#### Objective
Return the whole listing, keeping every character the same.

#### Data extract
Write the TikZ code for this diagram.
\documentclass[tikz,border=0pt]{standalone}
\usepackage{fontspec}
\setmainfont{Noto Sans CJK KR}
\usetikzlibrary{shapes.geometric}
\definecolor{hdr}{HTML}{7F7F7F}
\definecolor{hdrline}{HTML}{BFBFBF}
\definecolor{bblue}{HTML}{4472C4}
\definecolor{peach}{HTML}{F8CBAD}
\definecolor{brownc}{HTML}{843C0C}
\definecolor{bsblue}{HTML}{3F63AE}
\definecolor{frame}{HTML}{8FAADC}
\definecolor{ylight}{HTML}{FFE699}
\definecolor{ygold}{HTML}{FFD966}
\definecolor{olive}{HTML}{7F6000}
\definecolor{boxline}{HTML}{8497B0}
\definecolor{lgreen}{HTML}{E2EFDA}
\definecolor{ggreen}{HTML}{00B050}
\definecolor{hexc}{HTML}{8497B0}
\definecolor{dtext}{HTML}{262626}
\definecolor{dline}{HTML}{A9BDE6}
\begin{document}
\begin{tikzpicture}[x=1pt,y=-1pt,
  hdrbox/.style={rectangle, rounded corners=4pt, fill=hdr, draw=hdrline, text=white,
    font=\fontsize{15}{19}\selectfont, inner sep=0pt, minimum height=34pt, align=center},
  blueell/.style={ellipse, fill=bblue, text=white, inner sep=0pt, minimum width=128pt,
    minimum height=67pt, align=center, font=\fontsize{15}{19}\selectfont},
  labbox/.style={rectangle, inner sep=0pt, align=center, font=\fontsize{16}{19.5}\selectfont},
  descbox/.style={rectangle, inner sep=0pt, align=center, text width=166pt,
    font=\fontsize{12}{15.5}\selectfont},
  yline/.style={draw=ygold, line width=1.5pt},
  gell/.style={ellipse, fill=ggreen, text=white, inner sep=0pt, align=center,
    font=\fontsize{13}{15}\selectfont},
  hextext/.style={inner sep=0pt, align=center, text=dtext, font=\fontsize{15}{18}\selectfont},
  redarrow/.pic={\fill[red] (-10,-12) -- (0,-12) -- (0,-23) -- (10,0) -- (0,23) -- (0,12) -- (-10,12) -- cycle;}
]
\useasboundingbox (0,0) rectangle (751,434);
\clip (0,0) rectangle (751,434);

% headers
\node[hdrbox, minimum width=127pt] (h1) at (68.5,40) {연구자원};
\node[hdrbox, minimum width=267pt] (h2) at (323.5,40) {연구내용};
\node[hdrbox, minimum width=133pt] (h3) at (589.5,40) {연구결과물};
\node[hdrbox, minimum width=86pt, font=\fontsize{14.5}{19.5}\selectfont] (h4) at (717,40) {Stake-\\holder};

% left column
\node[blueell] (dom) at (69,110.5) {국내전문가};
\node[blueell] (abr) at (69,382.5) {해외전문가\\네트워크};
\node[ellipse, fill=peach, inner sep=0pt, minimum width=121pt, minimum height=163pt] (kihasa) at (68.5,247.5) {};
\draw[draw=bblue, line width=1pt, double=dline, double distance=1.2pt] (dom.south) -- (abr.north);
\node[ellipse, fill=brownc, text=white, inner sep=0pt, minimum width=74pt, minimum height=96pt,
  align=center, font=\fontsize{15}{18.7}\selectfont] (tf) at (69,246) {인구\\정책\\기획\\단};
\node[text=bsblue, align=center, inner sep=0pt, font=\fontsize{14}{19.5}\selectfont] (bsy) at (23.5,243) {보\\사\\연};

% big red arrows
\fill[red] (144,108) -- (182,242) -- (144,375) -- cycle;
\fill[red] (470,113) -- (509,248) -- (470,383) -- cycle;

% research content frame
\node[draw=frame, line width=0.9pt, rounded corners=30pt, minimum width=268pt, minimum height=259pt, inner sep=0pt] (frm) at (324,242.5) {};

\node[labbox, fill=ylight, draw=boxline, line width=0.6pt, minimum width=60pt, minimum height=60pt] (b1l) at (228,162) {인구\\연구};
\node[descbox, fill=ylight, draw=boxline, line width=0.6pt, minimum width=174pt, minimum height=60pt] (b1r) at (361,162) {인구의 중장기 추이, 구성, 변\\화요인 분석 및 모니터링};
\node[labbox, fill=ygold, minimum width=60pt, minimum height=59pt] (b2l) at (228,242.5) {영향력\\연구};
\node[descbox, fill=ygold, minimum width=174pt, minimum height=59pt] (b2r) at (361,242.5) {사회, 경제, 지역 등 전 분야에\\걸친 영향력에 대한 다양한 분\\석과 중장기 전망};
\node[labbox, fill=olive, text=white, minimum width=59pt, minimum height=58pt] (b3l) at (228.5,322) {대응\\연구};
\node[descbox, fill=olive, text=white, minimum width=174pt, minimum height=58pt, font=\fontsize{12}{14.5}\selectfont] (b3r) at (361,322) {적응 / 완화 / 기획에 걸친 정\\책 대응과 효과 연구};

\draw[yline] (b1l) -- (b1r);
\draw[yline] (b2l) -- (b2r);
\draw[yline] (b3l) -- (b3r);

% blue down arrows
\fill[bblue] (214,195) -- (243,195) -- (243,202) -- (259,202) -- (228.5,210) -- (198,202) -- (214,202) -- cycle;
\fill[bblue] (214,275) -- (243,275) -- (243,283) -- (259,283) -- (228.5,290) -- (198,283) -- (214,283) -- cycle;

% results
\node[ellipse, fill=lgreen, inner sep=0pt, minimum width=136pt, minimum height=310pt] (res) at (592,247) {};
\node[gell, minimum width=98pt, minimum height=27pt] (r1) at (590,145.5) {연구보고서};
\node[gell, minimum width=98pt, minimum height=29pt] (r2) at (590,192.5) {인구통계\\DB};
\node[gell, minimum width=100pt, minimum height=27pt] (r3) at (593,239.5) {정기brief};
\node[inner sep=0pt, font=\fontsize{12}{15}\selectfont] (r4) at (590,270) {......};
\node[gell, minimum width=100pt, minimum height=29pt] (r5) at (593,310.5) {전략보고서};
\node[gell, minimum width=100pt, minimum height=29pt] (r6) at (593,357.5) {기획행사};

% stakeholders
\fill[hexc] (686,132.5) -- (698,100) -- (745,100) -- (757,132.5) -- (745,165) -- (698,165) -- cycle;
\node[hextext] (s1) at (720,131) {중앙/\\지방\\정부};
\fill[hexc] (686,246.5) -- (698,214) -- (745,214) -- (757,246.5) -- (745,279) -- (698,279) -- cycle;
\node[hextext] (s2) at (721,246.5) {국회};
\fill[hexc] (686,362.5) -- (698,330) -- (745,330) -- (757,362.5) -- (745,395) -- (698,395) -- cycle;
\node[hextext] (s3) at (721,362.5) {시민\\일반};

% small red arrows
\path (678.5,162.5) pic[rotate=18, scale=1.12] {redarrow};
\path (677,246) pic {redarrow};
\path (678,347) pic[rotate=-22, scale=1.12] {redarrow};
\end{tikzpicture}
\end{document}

#### In response
Write the TikZ code for this diagram.
\documentclass[tikz,border=0pt]{standalone}
\usepackage{fontspec}
\setmainfont{Noto Sans CJK KR}
\usetikzlibrary{shapes.geometric}
\definecolor{hdr}{HTML}{7F7F7F}
\definecolor{hdrline}{HTML}{BFBFBF}
\definecolor{bblue}{HTML}{4472C4}
\definecolor{peach}{HTML}{F8CBAD}
\definecolor{brownc}{HTML}{843C0C}
\definecolor{bsblue}{HTML}{3F63AE}
\definecolor{frame}{HTML}{8FAADC}
\definecolor{ylight}{HTML}{FFE699}
\definecolor{ygold}{HTML}{FFD966}
\definecolor{olive}{HTML}{7F6000}
\definecolor{boxline}{HTML}{8497B0}
\definecolor{lgreen}{HTML}{E2EFDA}
\definecolor{ggreen}{HTML}{00B050}
\definecolor{hexc}{HTML}{8497B0}
\definecolor{dtext}{HTML}{262626}
\definecolor{dline}{HTML}{A9BDE6}
\begin{document}
\begin{tikzpicture}[x=1pt,y=-1pt,
  hdrbox/.style={rectangle, rounded corners=4pt, fill=hdr, draw=hdrline, text=white,
    font=\fontsize{15}{19}\selectfont, inner sep=0pt, minimum height=34pt, align=center},
  blueell/.style={ellipse, fill=bblue, text=white, inner sep=0pt, minimum width=128pt,
    minimum height=67pt, align=center, font=\fontsize{15}{19}\selectfont},
  labbox/.style={rectangle, inner sep=0pt, align=center, font=\fontsize{16}{19.5}\selectfont},
  descbox/.style={rectangle, inner sep=0pt, align=center, text width=166pt,
    font=\fontsize{12}{15.5}\selectfont},
  yline/.style={draw=ygold, line width=1.5pt},
  gell/.style={ellipse, fill=ggreen, text=white, inner sep=0pt, align=center,
    font=\fontsize{13}{15}\selectfont},
  hextext/.style={inner sep=0pt, align=center, text=dtext, font=\fontsize{15}{18}\selectfont},
  redarrow/.pic={\fill[red] (-10,-12) -- (0,-12) -- (0,-23) -- (10,0) -- (0,23) -- (0,12) -- (-10,12) -- cycle;}
]
\useasboundingbox (0,0) rectangle (751,434);
\clip (0,0) rectangle (751,434);

% headers
\node[hdrbox, minimum width=127pt] (h1) at (68.5,40) {연구자원};
\node[hdrbox, minimum width=267pt] (h2) at (323.5,40) {연구내용};
\node[hdrbox, minimum width=133pt] (h3) at (589.5,40) {연구결과물};
\node[hdrbox, minimum width=86pt, font=\fontsize{14.5}{19.5}\selectfont] (h4) at (717,40) {Stake-\\holder};

% left column
\node[blueell] (dom) at (69,110.5) {국내전문가};
\node[blueell] (abr) at (69,382.5) {해외전문가\\네트워크};
\node[ellipse, fill=peach, inner sep=0pt, minimum width=121pt, minimum height=163pt] (kihasa) at (68.5,247.5) {};
\draw[draw=bblue, line width=1pt, double=dline, double distance=1.2pt] (dom.south) -- (abr.north);
\node[ellipse, fill=brownc, text=white, inner sep=0pt, minimum width=74pt, minimum height=96pt,
  align=center, font=\fontsize{15}{18.7}\selectfont] (tf) at (69,246) {인구\\정책\\기획\\단};
\node[text=bsblue, align=center, inner sep=0pt, font=\fontsize{14}{19.5}\selectfont] (bsy) at (23.5,243) {보\\사\\연};

% big red arrows
\fill[red] (144,108) -- (182,242) -- (144,375) -- cycle;
\fill[red] (470,113) -- (509,248) -- (470,383) -- cycle;

% research content frame
\node[draw=frame, line width=0.9pt, rounded corners=30pt, minimum width=268pt, minimum height=259pt, inner sep=0pt] (frm) at (324,242.5) {};

\node[labbox, fill=ylight, draw=boxline, line width=0.6pt, minimum width=60pt, minimum height=60pt] (b1l) at (228,162) {인구\\연구};
\node[descbox, fill=ylight, draw=boxline, line width=0.6pt, minimum width=174pt, minimum height=60pt] (b1r) at (361,162) {인구의 중장기 추이, 구성, 변\\화요인 분석 및 모니터링};
\node[labbox, fill=ygold, minimum width=60pt, minimum height=59pt] (b2l) at (228,242.5) {영향력\\연구};
\node[descbox, fill=ygold, minimum width=174pt, minimum height=59pt] (b2r) at (361,242.5) {사회, 경제, 지역 등 전 분야에\\걸친 영향력에 대한 다양한 분\\석과 중장기 전망};
\node[labbox, fill=olive, text=white, minimum width=59pt, minimum height=58pt] (b3l) at (228.5,322) {대응\\연구};
\node[descbox, fill=olive, text=white, minimum width=174pt, minimum height=58pt, font=\fontsize{12}{14.5}\selectfont] (b3r) at (361,322) {적응 / 완화 / 기획에 걸친 정\\책 대응과 효과 연구};

\draw[yline] (b1l) -- (b1r);
\draw[yline] (b2l) -- (b2r);
\draw[yline] (b3l) -- (b3r);

% blue down arrows
\fill[bblue] (214,195) -- (243,195) -- (243,202) -- (259,202) -- (228.5,210) -- (198,202) -- (214,202) -- cycle;
\fill[bblue] (214,275) -- (243,275) -- (243,283) -- (259,283) -- (228.5,290) -- (198,283) -- (214,283) -- cycle;

% results
\node[ellipse, fill=lgreen, inner sep=0pt, minimum width=136pt, minimum height=310pt] (res) at (592,247) {};
\node[gell, minimum width=98pt, minimum height=27pt] (r1) at (590,145.5) {연구보고서};
\node[gell, minimum width=98pt, minimum height=29pt] (r2) at (590,192.5) {인구통계\\DB};
\node[gell, minimum width=100pt, minimum height=27pt] (r3) at (593,239.5) {정기brief};
\node[inner sep=0pt, font=\fontsize{12}{15}\selectfont] (r4) at (590,270) {......};
\node[gell, minimum width=100pt, minimum height=29pt] (r5) at (593,310.5) {전략보고서};
\node[gell, minimum width=100pt, minimum height=29pt] (r6) at (593,357.5) {기획행사};

% stakeholders
\fill[hexc] (686,132.5) -- (698,100) -- (745,100) -- (757,132.5) -- (745,165) -- (698,165) -- cycle;
\node[hextext] (s1) at (720,131) {중앙/\\지방\\정부};
\fill[hexc] (686,246.5) -- (698,214) -- (745,214) -- (757,246.5) -- (745,279) -- (698,279) -- cycle;
\node[hextext] (s2) at (721,246.5) {국회};
\fill[hexc] (686,362.5) -- (698,330) -- (745,330) -- (757,362.5) -- (745,395) -- (698,395) -- cycle;
\node[hextext] (s3) at (721,362.5) {시민\\일반};

% small red arrows
\path (678.5,162.5) pic[rotate=18, scale=1.12] {redarrow};
\path (677,246) pic {redarrow};
\path (678,347) pic[rotate=-22, scale=1.12] {redarrow};
\end{tikzpicture}
\end{document}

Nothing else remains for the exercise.